寺尾:それは違います。そうじゃなくて、みんな同じだよねって感覚が小さいときからあるんですよ。小学校1年のときに在日朝鮮人の子がいて、私は幼稚園からその子と一緒だったんです。名前をロさんといったんですけど、その子はちょっと性格がよくなくて、わがままなところもあったんですね。それもあってか、小学校に入ってから名前のことでいじめられたこともあったらしいんですね。でも2年生のときに引っ越しちゃったんで、それっきりだったんですけど、高校くらいなったときに電話がかかってきて。「小学校のときに一緒だったロだけど。ちょっと紗穂ちゃんの声が聞きたくなって」って。そのとき「えー!」と思いましたね。だって小学校の頃に別れてから連絡も取り合ってなかったから、不思議だったんです。話を聞くと、名前を変えて吉村って名字になっていました。なんで私に電話をくれたのか母に聞いてみたら、小学校1年のときに名前でからかわれたことを先生に「おかしい」と言ったのを、ロさんは覚えていたんじゃないかなって言われて。私はそれを忘れていました。たぶん、そういう不条理というか、子ども心に「みんな同じなのにおかしい」と感覚で思っていたんだなって、母から話を聞いて思ったんですけど。
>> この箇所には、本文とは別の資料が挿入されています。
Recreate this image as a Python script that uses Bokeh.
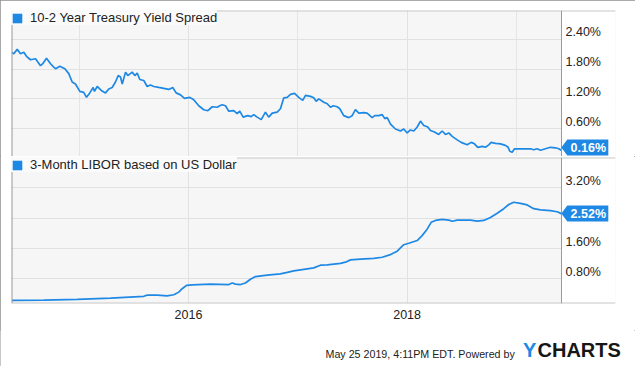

寺尾さんの、そういう……社会的公正を求める感覚は、ステージからはとくに感じますよ。カフェでかかるような音楽を装いながら、その場の空気を壊すようなこともやるでしょう?

寺尾:装いながら(笑)。でも、“アジアの汗”とかは全然装ってないですけどね。あんまり真似をしようという意識はないんですよ。

あの、予定調和をひっくり返すような展開は、コンセプチュアルにやっているわけではないんですか?

寺尾:全然違いますね。面白かったのは、曽我部恵一さんと対談したときがあって、前作の“私は知らない”という、原発労働者について歌った曲の2番のはじめで、「原発の日雇いで、放射能で被ばくしたおじさんが虫ケラみたいに弱るのを、都会の夜は黙殺する」っていうがあるんです。「意図的に2番のはじめに置いたんだよね?」って曽我部さんに聞かれたんですけど、私にしてみると「意図的も何も……」というか。やりたいことをただ出しただけなんですよ。だから、こうするとウケるだろうとか、かっこいいとかは……。

戦略性はないんだ?

寺尾:ないんですよ(笑)。だからインタヴューをしていてもつまらないと思います(笑)。

ハハハハ。

寺尾:深読みしてもらう分にはいいんですけど、何も考えていないんで。それを歌にしたときに美しいかとか、リズム感がいいかとかは多少考えていると思うんですけど。

『愛の秘密』に収録されている、大森(※90年代のele-king編集者)が好きな“狂女”という曲もそうですけど、寺尾さんの曲には、何か疎外されたものへの思いが偏在していますよね。メロディアスで聴きやすい曲なんですが、トゲがあるし、ファンタジーを見せながら悪夢を見せるような(笑)。

寺尾:悪夢じゃないですよ(笑)。うーん。あの曲はモーパッサンの同タイトルの短編があるのですが、戦争というものを描くときに、こういう美しい糾弾の仕方があるのだなと、感銘を受けたんです。